Propostas atribuidas 2024/2025

DEI - FCTUC
Gerado a 2024-07-17 07:13:53 (Europe/Lisbon).
Voltar

Titulo Estágio

LLMs in domain-specific Software Certification: impact, cost vs. benefits and challenges

Áreas de especialidade

Engenharia de Software

Local do Estágio

Coimbra

Enquadramento

Software certification for mission critical applications requires an extensive set of procedures to comply with domain relevant standandards, namely DO178C (for aerospace) and ISO/IEC 62304 (for medical device software), among others.

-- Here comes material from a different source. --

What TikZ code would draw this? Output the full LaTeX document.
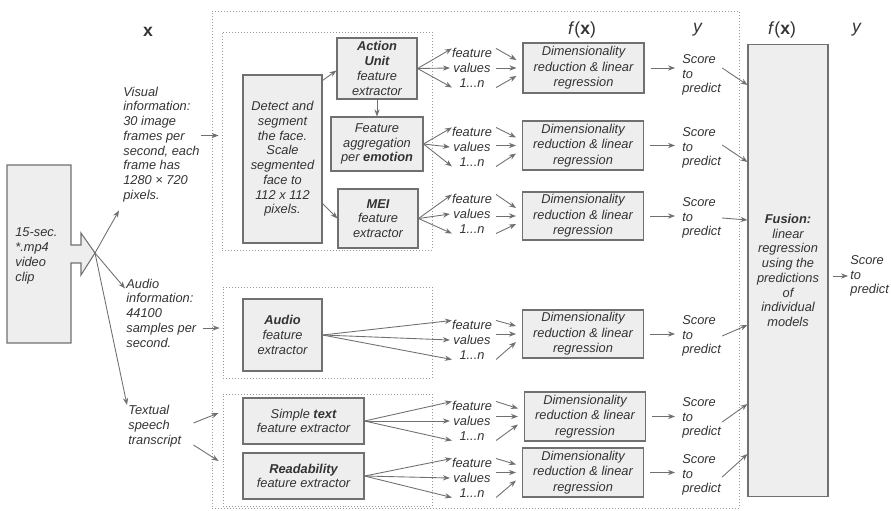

These are detailed, comprehensive, error-prone and tedious activities, where mistakes can be very costly, both economic and in human safety.

The recent dissemination of Large Language Models (LLMs) like GPT-4 can significantly aid in the process of software certification, as these tools can assist in automating, enhancing, and streamlining various aspects of the certification lifecycle.

For example, if a software development team is working on a medical device application that must comply with EU Medical Device Regulation 745/2007, an LLM can potentially help in:

Generate Documentation: create and maintain all necessary regulatory documents.

Compliance Checks: automatically check the code and documentation against the regulations.

Code Reviews: perform regular code reviews to ensure adherence to best practices.

Test Cases: generate extensive test cases to cover all functionality and edge cases.

Risk Management: identify potential risks and provide mitigation strategies.

Training: train the development team on specific EU MDR requirements and best practices.

However, little is known today on how these goals can be actually achieved, much less with the high levels of quality that mission critical certification requires.

Objetivo

The goal of the current project is to study how can LLMs be used to support Software Certification, identify potential areas of impact, its cost/benefit, challenges and develop a test case to assess the most promising contributions that this technology can provide.

Plano de Trabalhos - Semestre 1

• Literature research and state-of-art.
• Study of relevant regulations.
• Analysis and problem statement.
• Identification of most promising research line: exploratory spikes.
• Establishment of a research roadmap for the second semester.
• Intermediate defense thesis elaboration and defense.

Plano de Trabalhos - Semestre 2

The work strategy for the second semester follows an agile approach to exploratory research according to the plan established in the first semester: a series of iterations where the results from the previous iteration inform the next one. Since this work is exploratory and relies heavily on successive outcomes, rather than a traditional plan-based approach, we cannot predefine specific tasks for the second semester. Instead, we focus on meta-tasks for each iteration:

1. Reflect on the outcomes of the previous iteration.
2. Determine the goal(s) for the next iteration, considering newly acquired knowledge and overall project objectives.
3. Create a working plan for the iteration and gather necessary resources.
4. Take action.
5. Document the knowledge and insights gained (to inform subsequent iterations).
6. Repeat steps 1-5 every two to three weeks.

Condições

-

Observações

• Data to be used: existing project(s) documentation (including requirements, standards, procedures and other evidence); existing project delivery metrics.

• Validation of the application: the goal of this research is to understand the impact of LLMs at several stages of the development of certified software. Therefore, the validation of results must include a comparative analysis of metrics with and without the use of this technology.

• Prompt strategies such as Zero-Shot Prompting, One-Shot Prompting, Few-Shot Prompting and Chain-of-Thought Prompting should be compared in achieving the desired outputs. Following these tests, Retrieval Augmented Generation and Agents-based reasoning should be used in the creation of autonomous and guided (human assisted) workflows. Nevertheless, the relevance of the research derives from its domain-specific context and application.

Orientador

Simão Ponce de Leão Policarpo Nogueira
simao.nogueira@criticalsoftware.com 📩